TEXT 6
sannyāsas tu mahā-bāho
duḥkham āptum ayogataḥ
yoga-yukto munir brahma
na cireṇādhigacchati
sannyāsaḥ — der Lebensstand der Entsagung; tu — aber; mahā-bāho — o Starkarmiger; duḥkham — Leid; āptum — man wird getroffen von; ayogataḥ — ohne hingebungsvollen Dienst; yoga-yuktaḥ — wer sich im hingebungsvollen Dienst beschäftigt; muniḥ — ein Denker; brahma — den Höchsten; na cireṇa — ohne Verzug; adhigacchati — erreicht.
Wer bloß allen Tätigkeiten entsagt und sich nicht im hingebungsvollen Dienst des Herrn beschäftigt, kann nicht glücklich werden.
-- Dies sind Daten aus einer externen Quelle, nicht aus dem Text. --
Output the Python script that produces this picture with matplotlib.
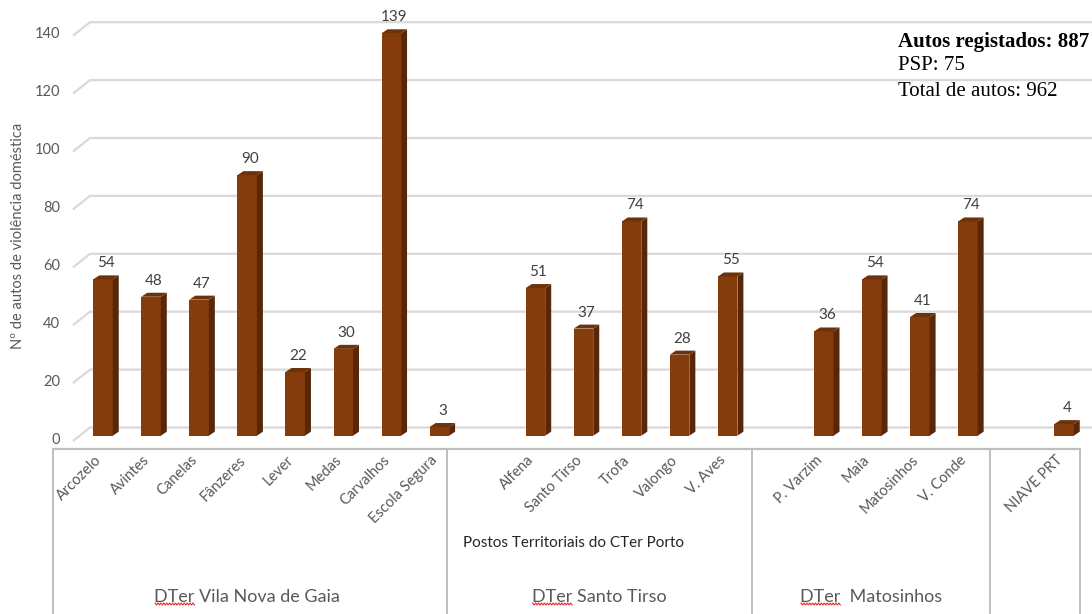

Aber ein besonnener Mensch, der hingebungsvollen Dienst ausführt, kann den Höchsten unverzüglich erreichen.
ERLÄUTERUNG: Es gibt zwei Klassen von sannyāsīs, Menschen im Lebensstand der Entsagung. Die Māyāvādī-sannyāsīs sind mit dem Studium der sāṅkhya-Philosophie beschäftigt, während die Vaisṇava-sannyāsīs die Bhāgavatam-Philosophie studieren, die den richtigen Kommentar zu den Vedānta-sūtras liefert. Auch die Māyāvādī-sannyāsīs studieren die Vedānta-sūtras, benutzen dabei jedoch ihren eigenen Kommentar, den Śārīraka-bhāṣya, der von Śaṅkarācārya verfaßt wurde. Die Anhänger der Bhāgavata-Schule betätigen sich gemäß den pāñcarātrikī-Vorschriften im hingebungsvollen Dienst des Herrn, und daher gibt es für die Vaiṣṇava-sannyāsīs in diesem transzendentalen Dienst immer viele Beschäftigungen. Die Vaiṣṇava-sannyāsīs haben nichts mit materiellen Tätigkeiten zu tun, und dennoch führen sie in ihrem hingebungsvollen Dienst zum Herrn verschiedenste Tätigkeiten aus. Die Māyāvādī- sannyāsīs hingegen, die sich mit dem Studium von sāṅkhya und Vedānta und mit Spekulation befassen, können den transzendentalen Dienst des Herrn nicht kosten. Weil ihre Studien mit der Zeit sehr langweilig und fade werden, werden sie es müde, über das Brahman zu spekulieren, und suchen deshalb beim Bhāgavatam Zuflucht, ohne es jedoch richtig zu verstehen. Folglich wird es für sie sehr schwierig, das Śrīmad-Bhāgavatam zu studieren. Die trockenen Spekulationen und unpersönlichen Interpretationen mit künstlichen Mitteln helfen den Māyāvādī-sannyāsīs nicht weiter. Die Vaiṣṇava-sannyāsīs hingegen, die hingebungsvollen Dienst ausführen, erfahren bei der Erfüllung ihrer Pflichten transzendentales Glück, und dazu haben sie die Garantie, schließlich in das Königreich Gottes zu gelangen. Die Māyāvādī- sannyāsīs fallen manchmal vom Pfad der Selbstverwirklichung ab und wenden sich wieder weltlichen Tätigkeiten philanthropischer und altruistischer Natur zu, die nichts weiter als materielle Beschäftigungen sind. Daher lautet die Schlußfolgerung, daß diejenigen, die im Kṛṣṇa- Bewußtsein tätig sind, besser gestellt sind als die sannyāsīs, die nur darüber spekulieren, was Brahman ist und was nicht Brahman ist, obgleich auch sie nach vielen Geburten zum Kṛṣṇa-Bewußtsein kommen.